Ein moderner Hochgeschwindigkeitszug verbindet das Stadtzentrum von Liuzhou mit der neuen Waldstadt. Das Straßennetz für die individuelle Motorisierung wird ebenfalls ausgebaut, es soll allerdings den elektrisch betriebenen Fahrzeugen vorbehalten bleiben. Das heißt, fossil betriebene Autos und LKWs müssen draußen bleiben. Eine radikale Ansage, die den Ausbau der E-Mobilität in kürzester Zeit vorantreiben dürfte.

Ein urbaner Organismus

Der Masterplan von Stefano Boeri Architetti sieht eine grüne Stadt vor, die dank Geothermie, Sonnen- und Windenergie komplett autark ist. „Durch diesen ganzheitlichen Ansatz wird eine urbane Region zum ersten Mal auf der Welt in der Lage sein, die Luftverschmutzung erheblich zu senken und gleichzeitig erneuerbare Energien im großen Maßstab einzusetzen“, heißt es in einem Statement der Architekten. Man sei auf dem Weg in einer neue Ära urbaner Architektur. Eine, die Antworten auf die Herausforderungen des Klimawandels bietet und Modelle für die Zukunft unseres Planeten schafft.

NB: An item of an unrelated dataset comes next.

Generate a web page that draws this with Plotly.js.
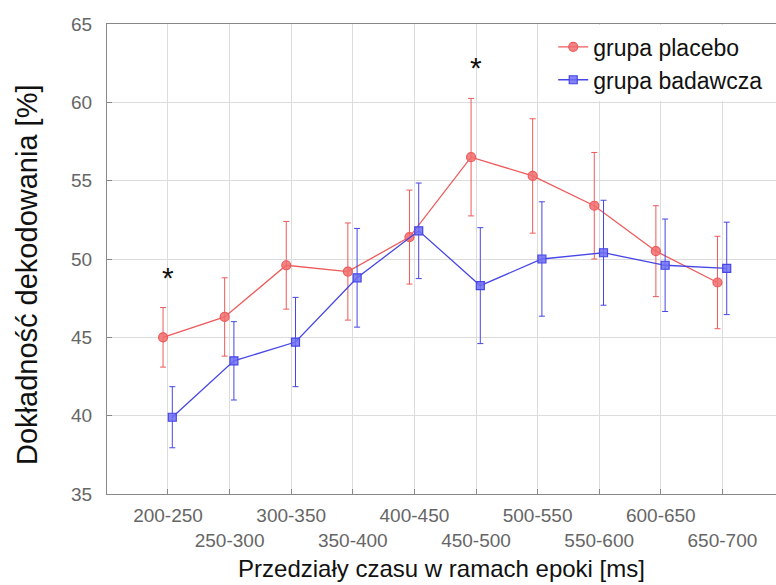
<!DOCTYPE html>
<html>
<head>
<meta charset="utf-8">
<script src="https://cdn.plot.ly/plotly-3.0.1.min.js"></script>
<style>html,body{margin:0;padding:0;background:#fff;}#chart{width:776px;height:585px;}</style>
</head>
<body>
<div id="chart"></div>
<script>
// Data
const categories = ["200-250","250-300","300-350","350-400","400-450","450-500","500-550","550-600","600-650","650-700"];
const placeboMean = [45.0, 46.3, 49.6, 49.2, 51.4, 56.5, 55.3, 53.4, 50.5, 48.5];
const placeboErr  = [1.9, 2.5, 2.8, 3.1, 3.0, 3.75, 3.65, 3.4, 2.9, 2.95];
const badawczaMean = [39.9, 43.5, 44.7, 48.8, 51.8, 48.3, 50.0, 50.4, 49.6, 49.4];
const badawczaErr  = [1.95, 2.5, 2.85, 3.15, 3.05, 3.7, 3.65, 3.35, 2.95, 2.95];
const seriesNames = ["grupa placebo", "grupa badawcza"];
const starCategories = ["200-250", "450-500"];
const starLevels = [49.2, 62.6];
const yTicks = [35, 40, 45, 50, 55, 60, 65];
const xTitle = "Przedziały czasu w ramach epoki [ms]";
const yTitle = "Dokładność dekodowania [%]";

const idx = categories.map((c, i) => i);
const tickText = categories.map((c, i) => (i % 2 === 0 ? c : "<br>" + c));
const offRed = -0.08, offBlue = 0.07;

const red = "#ee5a5a", blue = "#4646e6";
const FONT = "Liberation Sans, Arial, sans-serif";
const traces = [
  {
    x: idx.map(i => i + offRed), y: placeboMean, name: seriesNames[0],
    type: "scatter", mode: "lines+markers",
    line: {color: red, width: 1.3},
    marker: {symbol: "circle", size: 9, color: "rgba(240,110,110,0.85)", line: {color: red, width: 1.2}},
    error_y: {type: "data", array: placeboErr, visible: true, color: red, thickness: 1, width: 3}
  },
  {
    x: idx.map(i => i + offBlue), y: badawczaMean, name: seriesNames[1],
    type: "scatter", mode: "lines+markers",
    line: {color: blue, width: 1.3},
    marker: {symbol: "square", size: 8, color: "rgba(110,110,245,0.85)", line: {color: blue, width: 1.2}},
    error_y: {type: "data", array: badawczaErr, visible: true, color: blue, thickness: 1, width: 3}
  }
];

const annotations = starCategories.map((c, k) => ({
  x: categories.indexOf(c), y: starLevels[k], xref: "x", yref: "y",
  text: "*", showarrow: false, yanchor: "middle", yshift: -6,
  font: {family: FONT, size: 30, color: "#111"}
}));
annotations.push({
  xref: "paper", yref: "paper", x: -0.1196, y: 0.466,
  xanchor: "center", yanchor: "middle", textangle: -90,
  text: yTitle, showarrow: false,
  font: {family: FONT, size: 29, color: "#111"}
});

const layout = {
  width: 776, height: 585,
  margin: {l: 107, r: 0, t: 24, b: 91, pad: 0},
  paper_bgcolor: "#fff", plot_bgcolor: "#fff",
  font: {family: FONT, color: "#111"},
  showlegend: true,
  legend: {
    x: 0.667, y: 0.997, xanchor: "left", yanchor: "top",
    bgcolor: "#fff", borderwidth: 0,
    font: {size: 23, color: "#111"}, tracegroupgap: 0, itemwidth: 30
  },
  xaxis: {
    range: [-0.99, 9.87],
    tickmode: "array", tickvals: idx, ticktext: tickText, tickangle: 0,
    ticks: "inside", ticklen: 5, tickcolor: "#888",
    showline: true, linecolor: "#888", linewidth: 1, mirror: true,
    showgrid: true, gridcolor: "#dcdcdc", gridwidth: 1, zeroline: false,
    tickfont: {size: 19, color: "#666"},
    ticklabelstandoff: 4,
    automargin: false,
    title: {text: xTitle, font: {size: 24, color: "#111"}, standoff: 10}
  },
  yaxis: {
    range: [35, 65],
    tickmode: "array", tickvals: yTicks,
    ticks: "inside", ticklen: 5, tickcolor: "#888",
    showline: true, linecolor: "#888", linewidth: 1, mirror: true,
    showgrid: true, gridcolor: "#dcdcdc", gridwidth: 1, zeroline: false,
    tickfont: {size: 19, color: "#666"},
    ticklabelstandoff: 10,
    automargin: false
  },
  annotations: annotations
};

Plotly.newPlot("chart", traces, layout, {displayModeBar: false, staticPlot: true});
</script>
</body>
</html>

Detail, Liuzhou Forest City, China, Stefano Boeri Architetti
Geothermie, Sonnen- und Windenergie werden die Forest City komplett energieautark machen.

Die Liuzhou Forest City ist ein urbaner Organismus, der wie eine Art nachhaltige Maschine funktioniert. Jedes Jahr absorbiert die Stadt laut Architekten an die 10.000 Tonnen CO₂ und 57 Tonnen Mikropartikel, während sie zugleich 900 Tonnen Sauerstoff produziert. Hitzeinseln und kritische Rekordtemperaturen im Sommer gibt es hier nicht. 

Wie die Stadt im täglichen Betrieb funktioniert, wird sich in der Praxis zeigen. Laut dem Büro von Boeri arbeitet das Stadtbauamt von Liuzhou bereits an der Umsetzung. Ein ähnliches Projekt mit dem Namen Smart Forest City Cancun wird derzeit in Mexiko entwickelt. Ein Leben in Harmonie mit dem Planeten scheint also in Reichweite zu sein. Zumindest für diese neuen Städte vom Reißbrett.